Are infants getting too many shots too soon?
Infants' immature immune systems make them especially vulnerable to deadly diseases, so vaccinating early is critical. Exposing babies to a handful of different immunologic components (parts of a bacteria or virus that stimulate an immune response) in the form of a vaccine is nothing compared to the thousands of germs they encounter every day. "An infant's immune system is revved up from the moment he leaves the sterile womb," Dr. Feemster says. In fact, research suggests that babies can theoretically make antibodies to 100,000 vaccines at one time.
Do vaccinations cause autism?
No study has ever shown a connection between vaccines and autism. In 1998, the medical journal The Lancet published a study by British researcher Andrew Wakefield, M.D., conducted on eight children with autism. The study suggested a link between the measles-mumps-rubella (MMR) vaccine, intestinal problems, and, consequently, autism. The study was retracted in 2010 after studies conducted on hundreds of thousands of children failed to replicate his findings. In fact, these studies showed both vaccinated and unvaccinated children were equally at risk for autism. What's more, Dr. Wakefield lost his medical license after it was determined that he acted unethically when selecting study participants, used seriously flawed lab techniques, and fraudulently omitted key facts from his findings. In addition, studies have found no link between autism and thimerosal, a mercury-based preservative once used in vaccines. All vaccines marketed in the U.S. and recommended for children 6 years or younger contain no thimerosal or only trace amounts (1 microgram or less per dose), with the exception of inactivated influenza vaccine. Concerned parents can ask for thimerosal-free flu shots or the nasal spray, which is available to kids age 2 and older.

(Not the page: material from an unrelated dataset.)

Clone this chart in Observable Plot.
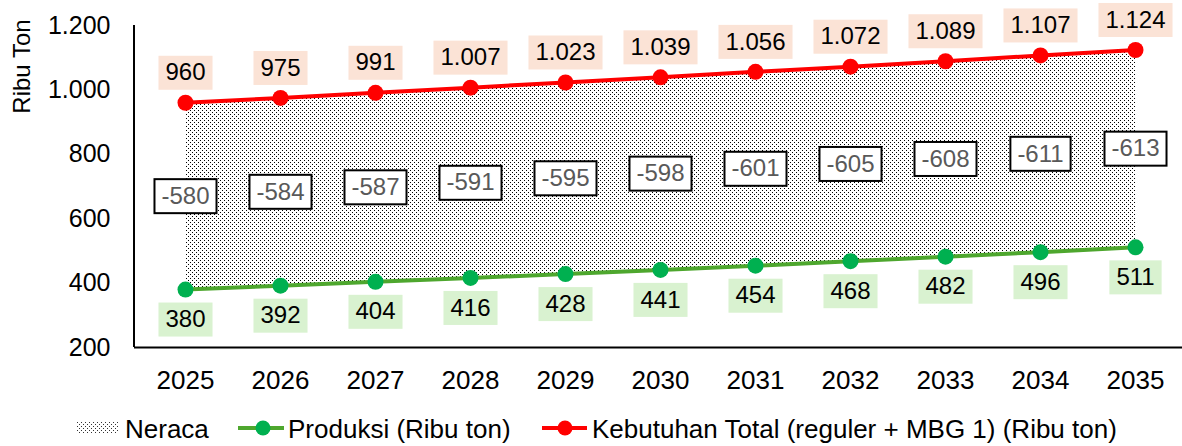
<!DOCTYPE html>
<html><head><meta charset="utf-8">
<script src="https://cdn.jsdelivr.net/npm/d3@7"></script>
<script src="https://cdn.jsdelivr.net/npm/@observablehq/plot@0.6"></script>
<style>
body{margin:0;background:#fff;font-family:"Liberation Sans",Arial,sans-serif;}
#chart{width:1182px;}
#legend{position:relative;width:1182px;height:51px;font-size:26px;color:#000;line-height:1;}
#legend .sw{position:absolute;}
#legend span{position:absolute;top:21px;white-space:nowrap;}
</style></head><body>
<div id="chart"></div>
<script>
const years = ["2025","2026","2027","2028","2029","2030","2031","2032","2033","2034","2035"];
const produksi = [380,392,404,416,428,441,454,468,482,496,511];
const kebutuhan = [960,975,991,1007,1023,1039,1056,1072,1089,1107,1124];
const neraca = [-580,-584,-587,-591,-595,-598,-601,-605,-608,-611,-613];
const yTicks = [200,400,600,800,1000,1200];
const yLabel = "Ribu Ton";
const seriesNames = ["Neraca","Produksi (Ribu ton)","Kebutuhan Total (reguler + MBG 1) (Ribu ton)"];
const colors = {prodLine:"#4EA72E", prodDot:"#00B050", demand:"#FF0000", prodBg:"#D9F2D0", demandBg:"#FBE3D6"};

const rows = years.map((year,i)=>({year, produksi:produksi[i], kebutuhan:kebutuhan[i], neraca:neraca[i], mid:(produksi[i]+kebutuhan[i])/2}));
const fmt = d3.formatLocale({decimal:",", thousands:".", grouping:[3], currency:["",""], minus:"-"}).format(",d");
const NS = "http://www.w3.org/2000/svg";
const ctx = document.createElement("canvas").getContext("2d");
const FONT = '"Liberation Sans", Arial, sans-serif';

function boxed(key, yKey, dy, bg, border, color){
  return Plot.text(rows, {x:"year", y:yKey, text:d=>fmt(d[key]), dy, fontSize:24, fill:color,
    render(index, scales, values, dimensions, context, next){
      const g = next(index, scales, values, dimensions, context);
      ctx.font = "24px " + FONT;
      const X = values.x, Y = values.y, T = values.text;
      const first = g.firstChild;
      for (const i of index){
        const w = ctx.measureText(T[i]).width + 14;
        const r = document.createElementNS(NS,"rect");
        r.setAttribute("x", X[i]-w/2);
        r.setAttribute("y", Y[i]-17);
        r.setAttribute("width", w);
        r.setAttribute("height", 34);
        r.setAttribute("fill", bg);
        r.setAttribute("stroke", border || "none");
        r.setAttribute("stroke-width", border ? 2 : 0);
        g.insertBefore(r, first);
      }
      return g;
    }});
}

const dotPattern = (id, fill) => `<pattern id="${id}" width="4" height="4" patternUnits="userSpaceOnUse">
    <rect x="0" y="0" width="1" height="1" fill="${fill}" shape-rendering="crispEdges"/><rect x="2" y="2" width="1" height="1" fill="${fill}" shape-rendering="crispEdges"/></pattern>`;
const defsMark = () => {
  const defs = document.createElementNS(NS,"defs");
  defs.innerHTML = dotPattern("neracaDots", "#000");
  return defs;
};
const yAxisLine = (index, scales, values, dimensions) => {
  const l = document.createElementNS(NS,"line");
  l.setAttribute("x1", dimensions.marginLeft); l.setAttribute("x2", dimensions.marginLeft);
  l.setAttribute("y1", scales.y(200)); l.setAttribute("y2", scales.y(1200));
  l.setAttribute("stroke","#000"); l.setAttribute("stroke-width",2);
  return l;
};

const chart = Plot.plot({
  width:1182, height:395,
  marginLeft:134, marginTop:25, marginBottom:48, marginRight:0,
  style:{fontFamily:FONT, color:"#000", background:"#fff"},
  x:{type:"point", domain:years, range:[134,1186], padding:0.5},
  y:{domain:[200,1200], ticks:yTicks},
  marks:[
    defsMark,
    Plot.areaY(rows, {x:"year", y1:"produksi", y2:"kebutuhan", fill:"url(#neracaDots)"}),
    Plot.ruleY([200], {stroke:"#000", strokeWidth:2}),
    yAxisLine,
    Plot.axisY({ticks:yTicks, tickFormat:fmt, tickSize:0, tickPadding:24, fontSize:25, label:null}),
    Plot.axisX({tickSize:0, tickPadding:23, fontSize:26, label:null}),
    Plot.text([yLabel], {frameAnchor:"top-left", rotate:-90, dx:-112, dy:41, fontSize:24, textAnchor:"middle", lineAnchor:"middle"}),
    boxed("neraca","mid",0,"#fff","#000","#595959"),
    Plot.lineY(rows, {x:"year", y:"produksi", stroke:colors.prodLine, strokeWidth:4}),
    Plot.dot(rows, {x:"year", y:"produksi", r:8, fill:colors.prodDot}),
    Plot.lineY(rows, {x:"year", y:"kebutuhan", stroke:colors.demand, strokeWidth:4}),
    Plot.dot(rows, {x:"year", y:"kebutuhan", r:8, fill:colors.demand}),
    boxed("kebutuhan","kebutuhan",-30,colors.demandBg,null,"#000"),
    boxed("produksi","produksi",30,colors.prodBg,null,"#000")
  ]
});
document.getElementById("chart").appendChild(chart);

// legend
const legend = document.createElement("div");
legend.id = "legend";
const sw = [
  `<svg class="sw" width="41" height="11" style="left:77px;top:27px"><defs>${dotPattern("legDots","#333")}</defs><rect width="41" height="11" fill="url(#legDots)"/></svg>`,
  `<svg class="sw" width="46" height="18" style="left:238px;top:24px"><line x1="0" x2="46" y1="9" y2="9" stroke="${colors.prodLine}" stroke-width="4"/><circle cx="25" cy="9" r="7.5" fill="${colors.prodDot}"/></svg>`,
  `<svg class="sw" width="45" height="18" style="left:542px;top:24px"><line x1="0" x2="45" y1="9" y2="9" stroke="${colors.demand}" stroke-width="4"/><circle cx="23" cy="9" r="7.5" fill="${colors.demand}"/></svg>`
];
const textLeft = [125, 288, 592];
seriesNames.forEach((name,i)=>{
  legend.insertAdjacentHTML("beforeend", sw[i] + `<span style="left:${textLeft[i]}px">${name}</span>`);
});
document.getElementById("chart").appendChild(legend);
</script>
</body></html>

What diseases are making a comeback?
Any disease can make a comeback if people stop getting vaccinated. There were more than 27,000 incidents of whooping cough (pertussis) in the U.S. in 2010. Studies show that children who skip the pertussis vaccine are 23 times more likely to get sick with the disease than those who are vaccinated, and outbreaks are especially common in schools and day cares. Measles is another reemerging disease. More than 200 unvaccinated American children and adults became ill with measles in 2011 after being exposed to it by infected international travelers. Some parents who forego the varicella vaccine also expose their children to chickenpox, which causes itchy blisters (pox), fever, and fatigue. It also can lead to severe skin infection, scars, pneumonia, brain damage, and death.